A proposito di scrittura, Musicultura è uno spazio che dà libero sfogo alla cultura e alla canzone con un’attenzione speciale alla parola. La sua comicità e i brani de I Vazzanikki condividono un’ironia tagliente, a volte surreale. In un contesto così, come vive l’incontro tra umorismo e musica d’autore?

A differenza di ciò che scrivo per i programmi o per il teatro, quando scrivo con la mia band, I Vazzanikki, lo faccio sempre per divertimento. L’ironia e la comicità sono centrali, come in tante altre band comiche. Quindi, se scrivo qualcosa che fa sorridere ma che non è rivoluzionaria mi piace comunque. Mentre nei miei progetti più personali tendo a essere più contorto, nella musica trovo un punto di sfogo. Per quanto riguarda il rapporto tra musica d’autore e umorismo, secondo me non esiste una regola: ci possono essere cantautori “solenni” che adottano però ironia e umorismo. In un buon prodotto artistico può esserci un mescolarsi di serietà e comicità. I film drammatici se non contemplano neanche un momento di leggerezza sembrano finti; allo stesso modo, se un film comico manca del tutto di un momento commovente rischia di diventare solo faceto.

I Vazzanikki, ancora. Con le vostre canzoni create una fusione tra musica e paradosso, con brani che hanno un testo totalmente ironico che fa ballare all’impazzata il pubblico; quanto crede sia importante nel contesto musicale di oggi trovare spazio per questa vena di ironia?

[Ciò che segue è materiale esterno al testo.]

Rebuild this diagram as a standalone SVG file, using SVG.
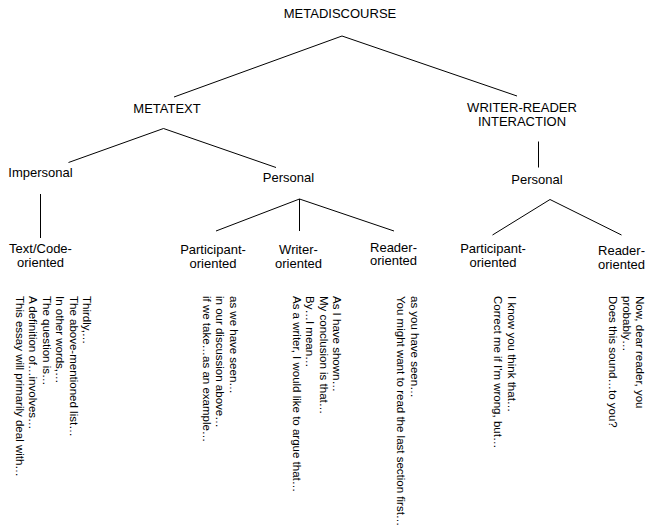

Chi vuole mettercela, ce la metta. Non voglio fare il vecchio che critica la musica di oggi, però quello che noto è che c’è sempre meno ispirazione in chi scrive. Si sente che certi brani sono scritti da quaranta autori che mettono insieme frasi pensate per funzionare in questo preciso momento storico. Quindi, più che l’ironia, quello che manca è un po’ quel sentore di sincerità.